Provided data
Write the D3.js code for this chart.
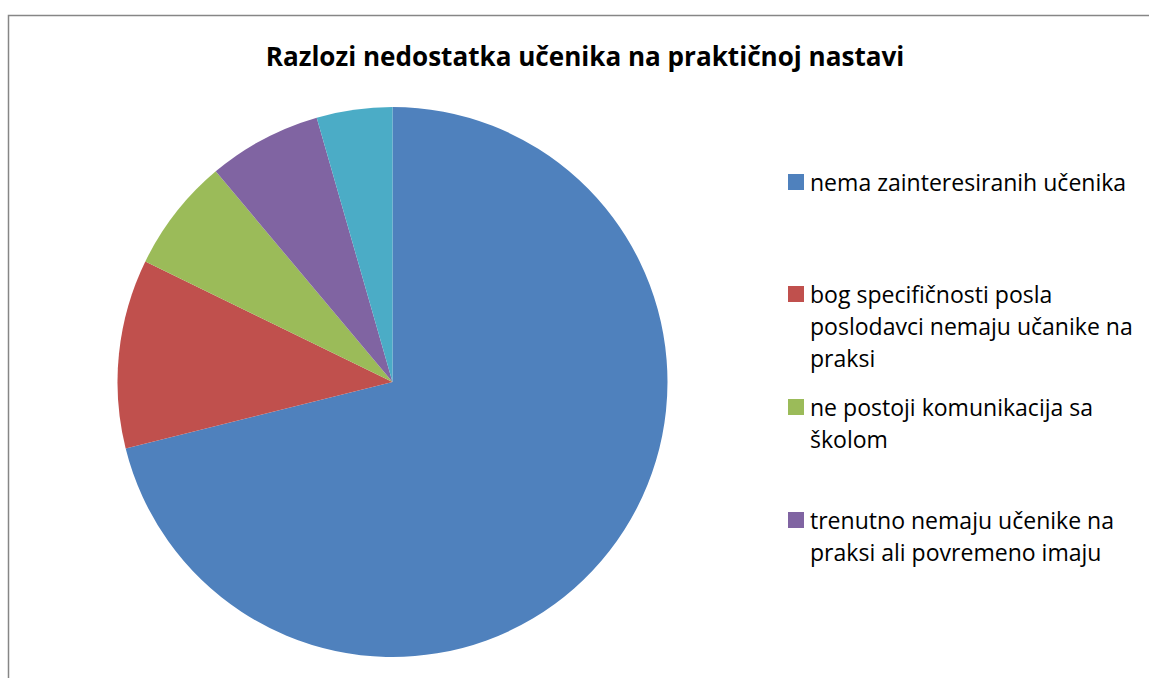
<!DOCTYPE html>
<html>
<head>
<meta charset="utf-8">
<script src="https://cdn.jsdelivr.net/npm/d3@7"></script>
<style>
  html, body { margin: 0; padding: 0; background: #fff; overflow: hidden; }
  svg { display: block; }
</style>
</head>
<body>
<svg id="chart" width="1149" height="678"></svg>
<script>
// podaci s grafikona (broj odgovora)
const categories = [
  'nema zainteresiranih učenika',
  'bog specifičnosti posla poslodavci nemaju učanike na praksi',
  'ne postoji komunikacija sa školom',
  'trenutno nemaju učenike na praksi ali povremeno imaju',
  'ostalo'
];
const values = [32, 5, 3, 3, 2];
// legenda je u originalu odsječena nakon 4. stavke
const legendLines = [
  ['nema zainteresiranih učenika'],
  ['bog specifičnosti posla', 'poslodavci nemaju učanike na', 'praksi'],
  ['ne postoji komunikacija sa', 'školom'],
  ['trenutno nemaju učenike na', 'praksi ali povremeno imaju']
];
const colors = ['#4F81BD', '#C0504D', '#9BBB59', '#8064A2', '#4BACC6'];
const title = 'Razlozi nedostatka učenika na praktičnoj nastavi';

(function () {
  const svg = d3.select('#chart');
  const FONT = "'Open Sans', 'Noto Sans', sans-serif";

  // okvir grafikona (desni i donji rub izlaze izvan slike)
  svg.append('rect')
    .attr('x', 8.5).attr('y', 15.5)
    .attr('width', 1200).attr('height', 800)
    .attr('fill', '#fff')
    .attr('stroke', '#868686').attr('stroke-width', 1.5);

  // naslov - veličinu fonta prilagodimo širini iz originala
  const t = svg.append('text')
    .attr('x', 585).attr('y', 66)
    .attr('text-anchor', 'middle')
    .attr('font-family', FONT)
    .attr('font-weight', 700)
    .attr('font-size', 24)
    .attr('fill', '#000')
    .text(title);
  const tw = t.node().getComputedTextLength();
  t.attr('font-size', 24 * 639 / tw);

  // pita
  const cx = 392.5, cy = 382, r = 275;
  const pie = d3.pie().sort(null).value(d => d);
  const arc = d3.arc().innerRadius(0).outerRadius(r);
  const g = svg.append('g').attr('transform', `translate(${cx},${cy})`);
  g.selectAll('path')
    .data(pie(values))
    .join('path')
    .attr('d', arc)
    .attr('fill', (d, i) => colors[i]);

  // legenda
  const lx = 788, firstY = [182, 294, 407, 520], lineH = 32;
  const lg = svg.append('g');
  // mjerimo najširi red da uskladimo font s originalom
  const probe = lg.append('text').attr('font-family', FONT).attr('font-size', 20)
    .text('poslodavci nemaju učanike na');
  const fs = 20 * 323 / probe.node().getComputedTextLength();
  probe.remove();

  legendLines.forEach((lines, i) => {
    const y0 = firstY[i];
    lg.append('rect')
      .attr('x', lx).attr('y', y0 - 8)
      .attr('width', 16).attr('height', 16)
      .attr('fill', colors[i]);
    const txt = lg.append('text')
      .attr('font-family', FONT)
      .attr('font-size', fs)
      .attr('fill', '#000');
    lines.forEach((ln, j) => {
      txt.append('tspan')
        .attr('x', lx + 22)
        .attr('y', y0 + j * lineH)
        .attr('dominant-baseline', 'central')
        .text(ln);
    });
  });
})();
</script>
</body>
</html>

Task goal
Transcribe the material exactly, leaving every picture out.

Result of this task
Write the D3.js code for this chart.
<!DOCTYPE html>
<html>
<head>
<meta charset="utf-8">
<script src="https://cdn.jsdelivr.net/npm/d3@7"></script>
<style>
  html, body { margin: 0; padding: 0; background: #fff; overflow: hidden; }
  svg { display: block; }
</style>
</head>
<body>
<svg id="chart" width="1149" height="678"></svg>
<script>
// podaci s grafikona (broj odgovora)
const categories = [
  'nema zainteresiranih učenika',
  'bog specifičnosti posla poslodavci nemaju učanike na praksi',
  'ne postoji komunikacija sa školom',
  'trenutno nemaju učenike na praksi ali povremeno imaju',
  'ostalo'
];
const values = [32, 5, 3, 3, 2];
// legenda je u originalu odsječena nakon 4. stavke
const legendLines = [
  ['nema zainteresiranih učenika'],
  ['bog specifičnosti posla', 'poslodavci nemaju učanike na', 'praksi'],
  ['ne postoji komunikacija sa', 'školom'],
  ['trenutno nemaju učenike na', 'praksi ali povremeno imaju']
];
const colors = ['#4F81BD', '#C0504D', '#9BBB59', '#8064A2', '#4BACC6'];
const title = 'Razlozi nedostatka učenika na praktičnoj nastavi';

(function () {
  const svg = d3.select('#chart');
  const FONT = "'Open Sans', 'Noto Sans', sans-serif";

  // okvir grafikona (desni i donji rub izlaze izvan slike)
  svg.append('rect')
    .attr('x', 8.5).attr('y', 15.5)
    .attr('width', 1200).attr('height', 800)
    .attr('fill', '#fff')
    .attr('stroke', '#868686').attr('stroke-width', 1.5);

  // naslov - veličinu fonta prilagodimo širini iz originala
  const t = svg.append('text')
    .attr('x', 585).attr('y', 66)
    .attr('text-anchor', 'middle')
    .attr('font-family', FONT)
    .attr('font-weight', 700)
    .attr('font-size', 24)
    .attr('fill', '#000')
    .text(title);
  const tw = t.node().getComputedTextLength();
  t.attr('font-size', 24 * 639 / tw);

  // pita
  const cx = 392.5, cy = 382, r = 275;
  const pie = d3.pie().sort(null).value(d => d);
  const arc = d3.arc().innerRadius(0).outerRadius(r);
  const g = svg.append('g').attr('transform', `translate(${cx},${cy})`);
  g.selectAll('path')
    .data(pie(values))
    .join('path')
    .attr('d', arc)
    .attr('fill', (d, i) => colors[i]);

  // legenda
  const lx = 788, firstY = [182, 294, 407, 520], lineH = 32;
  const lg = svg.append('g');
  // mjerimo najširi red da uskladimo font s originalom
  const probe = lg.append('text').attr('font-family', FONT).attr('font-size', 20)
    .text('poslodavci nemaju učanike na');
  const fs = 20 * 323 / probe.node().getComputedTextLength();
  probe.remove();

  legendLines.forEach((lines, i) => {
    const y0 = firstY[i];
    lg.append('rect')
      .attr('x', lx).attr('y', y0 - 8)
      .attr('width', 16).attr('height', 16)
      .attr('fill', colors[i]);
    const txt = lg.append('text')
      .attr('font-family', FONT)
      .attr('font-size', fs)
      .attr('fill', '#000');
    lines.forEach((ln, j) => {
      txt.append('tspan')
        .attr('x', lx + 22)
        .attr('y', y0 + j * lineH)
        .attr('dominant-baseline', 'central')
        .text(ln);
    });
  });
})();
</script>
</body>
</html>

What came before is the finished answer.